Oysa kendisini önemsizliklerden tecrit ederek, Allah’la (C.C.) olan müminler, ruhun aklıyla bilenlerdir. Ruhun aklıyla bilenler, bildikleri alanlara rehberlik etmiş, bilmedikleri konuda susarak, “kaybı Allah bilir” diyerek yanıltıcı ve iddiacı olmamışlardır. Onun için birbirleriyle çelişen bir dolu felsefe ekollerinin yanında, Kuran ve sünnete dayanan, tasavvuf ekollerinin, temel konularda birbirleriyle çelişkileri yok denecek kadar azdır. Yine ruhun aklıyla bilmeyen, ruhun kalbinin sezgisiyle hissetmeyen insanlar görüngüde ve maddenin çözümlenmesinde mana aramayı prensip edinmiş ve bulgularını “metafizik” dedikleri mana kapsamında yorumlamışlardır. Ve maddenin esrarına muhtevi bir mana âlemi kurgulamışlar veya o kadarıyla yetinmek durumunda kalmışlardır. Mistisizm örneğinde…  Çünkü Mistisizm terbiye ve disipline edilen insan nefsinin, bir takım ruhsal keyfiyet ve kabiliyet kazanmasıdır. Yni şeytanın ve nefsin serbest müdahale alanı olan, bir keyfiyetle zihinsel gelişim göstermesidir. Takdir edersiniz ki, düşünce dünyamız  pozitif ve negatif yönde zihinsel faaliyetlere aktive edilebilir. Bunların metafizikleri ise serap ve yanıltıcıdır. Çünkü sağlam bilgi elde edilmeden kazanılan ruhi gelişmelerin sunduğu cazibeli bilgi = (algı renkliliği demek daha doğru olur) renkliliği ve idrak alanları ciddi hakiki algı ve bilgi mertebeleri değildir. İşte iman, amel, ilim ve aşk gibi öteler yasasını inanç, düşünce ve gönül dünyalarına kutlu materyal yapmadıklarından, iddia ettikleri asıl gerçeklik (idea= aşkın gerçeklik; felsefi terim) ancak fen bilimlerinin rehberliğinde, derin düşünceyle hissedilen şeklindedir. Yani bu derin düşünceden kastımız. Ruhun sezgisel fonksiyonlarının bir miktar aktif kılınmasıyla, sezilen, yanıltıcı bir öte algısı şeklindedir. Çünkü Mülheme Nefis Basamağı, dinli – dinsiz herkesin istifade edebileceği ortak bir manevi alan ve ya nefis mevkidir… Tabi ki Mülhime Nefis Basamağının da çalışmayla elde edilen ve enteresan bir kültürü söz konusudur. (mülhime nefis basamağının, insanın ruh ve zihin dünyasındaki etkinliğini ve özelliğini kaynak tasavvufi kitaplarından öğrenilebilir.)

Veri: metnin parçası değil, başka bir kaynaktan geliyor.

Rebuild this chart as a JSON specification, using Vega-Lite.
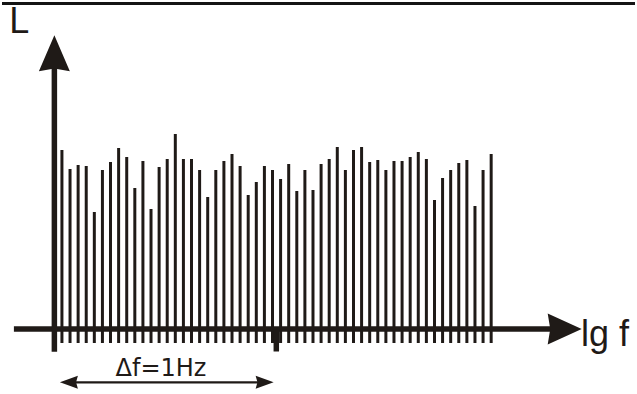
{
  "$schema": "https://vega.github.io/schema/vega-lite/v6.json",
  "width": 637,
  "height": 394,
  "padding": 0,
  "autosize": {"type": "fit", "contains": "padding"},
  "background": "white",
  "config": {"view": {"stroke": null}},
  "datasets": {
    "spectrum": [
      {"i": 0, "L": 179}, {"i": 1, "L": 160}, {"i": 2, "L": 164}, {"i": 3, "L": 163},
      {"i": 4, "L": 117}, {"i": 5, "L": 159}, {"i": 6, "L": 167}, {"i": 7, "L": 181},
      {"i": 8, "L": 172}, {"i": 9, "L": 141}, {"i": 10, "L": 168}, {"i": 11, "L": 120},
      {"i": 12, "L": 162}, {"i": 13, "L": 170}, {"i": 14, "L": 195}, {"i": 15, "L": 170},
      {"i": 16, "L": 170}, {"i": 17, "L": 159}, {"i": 18, "L": 132}, {"i": 19, "L": 159},
      {"i": 20, "L": 168}, {"i": 21, "L": 175}, {"i": 22, "L": 163}, {"i": 23, "L": 134},
      {"i": 24, "L": 147}, {"i": 25, "L": 163}, {"i": 26, "L": 159}, {"i": 27, "L": 150},
      {"i": 28, "L": 165}, {"i": 29, "L": 138}, {"i": 30, "L": 159}, {"i": 31, "L": 139},
      {"i": 32, "L": 165}, {"i": 33, "L": 170}, {"i": 34, "L": 182}, {"i": 35, "L": 159},
      {"i": 36, "L": 179}, {"i": 37, "L": 182}, {"i": 38, "L": 167}, {"i": 39, "L": 169},
      {"i": 40, "L": 159}, {"i": 41, "L": 168}, {"i": 42, "L": 168}, {"i": 43, "L": 172},
      {"i": 44, "L": 177}, {"i": 45, "L": 170}, {"i": 46, "L": 129}, {"i": 47, "L": 151},
      {"i": 48, "L": 159}, {"i": 49, "L": 166}, {"i": 50, "L": 169}, {"i": 51, "L": 123},
      {"i": 52, "L": 159}, {"i": 53, "L": 175}
    ]
  },
  "layer": [
    {
      "data": {"values": [{"x": -7.4, "x2": 70.76, "y": 325.5}]},
      "mark": {"type": "rule", "strokeWidth": 3, "color": "#141414"},
      "encoding": {
        "x": {"field": "x", "type": "quantitative", "scale": {"domain": [-7.4, 70.76], "nice": false, "zero": false}, "axis": null},
        "x2": {"field": "x2"},
        "y": {"field": "y", "type": "quantitative", "scale": {"domain": [-65, 329], "nice": false, "zero": false}, "axis": null}
      }
    },
    {
      "data": {"name": "spectrum"},
      "mark": {"type": "rule", "strokeWidth": 3, "color": "#1f1a17"},
      "encoding": {
        "x": {"field": "i", "type": "quantitative", "scale": {"domain": [-7.4, 70.76], "nice": false, "zero": false}, "axis": null},
        "y": {"field": "L", "type": "quantitative", "scale": {"domain": [-65, 329], "nice": false, "zero": false}, "axis": null},
        "y2": {"datum": -14}
      }
    },
    {
      "data": {"values": [{"x": -5.93, "x2": 61.3, "y": 0}]},
      "mark": {"type": "rule", "strokeWidth": 5.5, "color": "#1f1a17"},
      "encoding": {
        "x": {"field": "x", "type": "quantitative", "scale": {"domain": [-7.4, 70.76], "nice": false, "zero": false}, "axis": null},
        "x2": {"field": "x2"},
        "y": {"field": "y", "type": "quantitative", "scale": {"domain": [-65, 329], "nice": false, "zero": false}, "axis": null}
      }
    },
    {
      "data": {"values": [{"x": -0.933, "y": -22.7, "y2": 264}, {"x": 26.47, "y": -22.5, "y2": 0}]},
      "mark": {"type": "rule", "strokeWidth": 5.5, "color": "#1f1a17"},
      "encoding": {
        "x": {"field": "x", "type": "quantitative", "scale": {"domain": [-7.4, 70.76], "nice": false, "zero": false}, "axis": null},
        "y": {"field": "y", "type": "quantitative", "scale": {"domain": [-65, 329], "nice": false, "zero": false}, "axis": null},
        "y2": {"field": "y2"}
      }
    },
    {
      "data": {"values": [{"x": 0.6, "x2": 24.9, "y": -53.3}]},
      "mark": {"type": "rule", "strokeWidth": 2.2, "color": "#1f1a17"},
      "encoding": {
        "x": {"field": "x", "type": "quantitative", "scale": {"domain": [-7.4, 70.76], "nice": false, "zero": false}, "axis": null},
        "x2": {"field": "x2"},
        "y": {"field": "y", "type": "quantitative", "scale": {"domain": [-65, 329], "nice": false, "zero": false}, "axis": null}
      }
    },
    {
      "data": {"values": [{"x": -0.933, "y": 275.7}]},
      "mark": {"type": "point", "shape": "M0,-1L0.86,1L0,0.85L-0.86,1Z", "size": 1296, "angle": 0, "filled": true, "opacity": 1, "color": "#1f1a17"},
      "encoding": {
        "x": {"field": "x", "type": "quantitative", "scale": {"domain": [-7.4, 70.76], "nice": false, "zero": false}, "axis": null},
        "y": {"field": "y", "type": "quantitative", "scale": {"domain": [-65, 329], "nice": false, "zero": false}, "axis": null}
      }
    },
    {
      "data": {"values": [{"x": 62.08, "y": 0}]},
      "mark": {"type": "point", "shape": "M0,-1L0.91,1L0,0.85L-0.91,1Z", "size": 1156, "angle": 90, "filled": true, "opacity": 1, "color": "#1f1a17"},
      "encoding": {
        "x": {"field": "x", "type": "quantitative", "scale": {"domain": [-7.4, 70.76], "nice": false, "zero": false}, "axis": null},
        "y": {"field": "y", "type": "quantitative", "scale": {"domain": [-65, 329], "nice": false, "zero": false}, "axis": null}
      }
    },
    {
      "data": {"values": [{"x": 0.86, "y": -53.3}]},
      "mark": {"type": "point", "shape": "M0,-1L0.72,1L0,0.8L-0.72,1Z", "size": 324, "angle": 270, "filled": true, "opacity": 1, "color": "#1f1a17"},
      "encoding": {
        "x": {"field": "x", "type": "quantitative", "scale": {"domain": [-7.4, 70.76], "nice": false, "zero": false}, "axis": null},
        "y": {"field": "y", "type": "quantitative", "scale": {"domain": [-65, 329], "nice": false, "zero": false}, "axis": null}
      }
    },
    {
      "data": {"values": [{"x": 25.03, "y": -53.3}]},
      "mark": {"type": "point", "shape": "M0,-1L0.72,1L0,0.8L-0.72,1Z", "size": 324, "angle": 90, "filled": true, "opacity": 1, "color": "#1f1a17"},
      "encoding": {
        "x": {"field": "x", "type": "quantitative", "scale": {"domain": [-7.4, 70.76], "nice": false, "zero": false}, "axis": null},
        "y": {"field": "y", "type": "quantitative", "scale": {"domain": [-65, 329], "nice": false, "zero": false}, "axis": null}
      }
    },
    {
      "data": {"values": [{"x": -6.49, "y": 296.3, "t": "L"}, {"x": 64.1, "y": -16.5, "t": "lg f"}]},
      "mark": {"type": "text", "align": "left", "baseline": "alphabetic", "fontSize": 36, "font": "Liberation Sans", "color": "#1f1a17"},
      "encoding": {
        "x": {"field": "x", "type": "quantitative", "scale": {"domain": [-7.4, 70.76], "nice": false, "zero": false}, "axis": null},
        "y": {"field": "y", "type": "quantitative", "scale": {"domain": [-65, 329], "nice": false, "zero": false}, "axis": null},
        "text": {"field": "t"}
      }
    },
    {
      "data": {"values": [{"x": 12.23, "y": -47, "t": "Δf=1Hz"}]},
      "mark": {"type": "text", "align": "center", "baseline": "alphabetic", "fontSize": 24, "font": "DejaVu Sans", "color": "#1f1a17"},
      "encoding": {
        "x": {"field": "x", "type": "quantitative", "scale": {"domain": [-7.4, 70.76], "nice": false, "zero": false}, "axis": null},
        "y": {"field": "y", "type": "quantitative", "scale": {"domain": [-65, 329], "nice": false, "zero": false}, "axis": null},
        "text": {"field": "t"}
      }
    }
  ]
}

İşte filozoflar, akıl ve gönüllerini = kalplerini (bilgi, sezgi ve duygu alanlarını) daha ileri nefis basamaklarıyla donatamadıkları için, Mevlana’lar, gazaliler, Farabiler örneğinde derinlerin dalgıcı olamamışlardır. Tasavvuf ekollerinin insan bilincine açtığı azametli idrak alanlarının, “yüksek şuur, hayranlık ve sevda” dediğimiz gelişmiş gönül öğeleriyle dünyalarını, aydınlatamamışlardır. Ve İslami anlamda mümin olmayan süper zekâlar, cins beyinler, yazık ki tasavvuf kültürünün inci ve mercanlarıyla ekollerini süsleyememişlerdir. Onun için filozoflar, mutasavvıfların ortak tecrübesi olan, Yakın Mertebelerinin Kültürüyle örtüşen, literatüre uygun bilgi ve sezgi dile getirememişlerdir.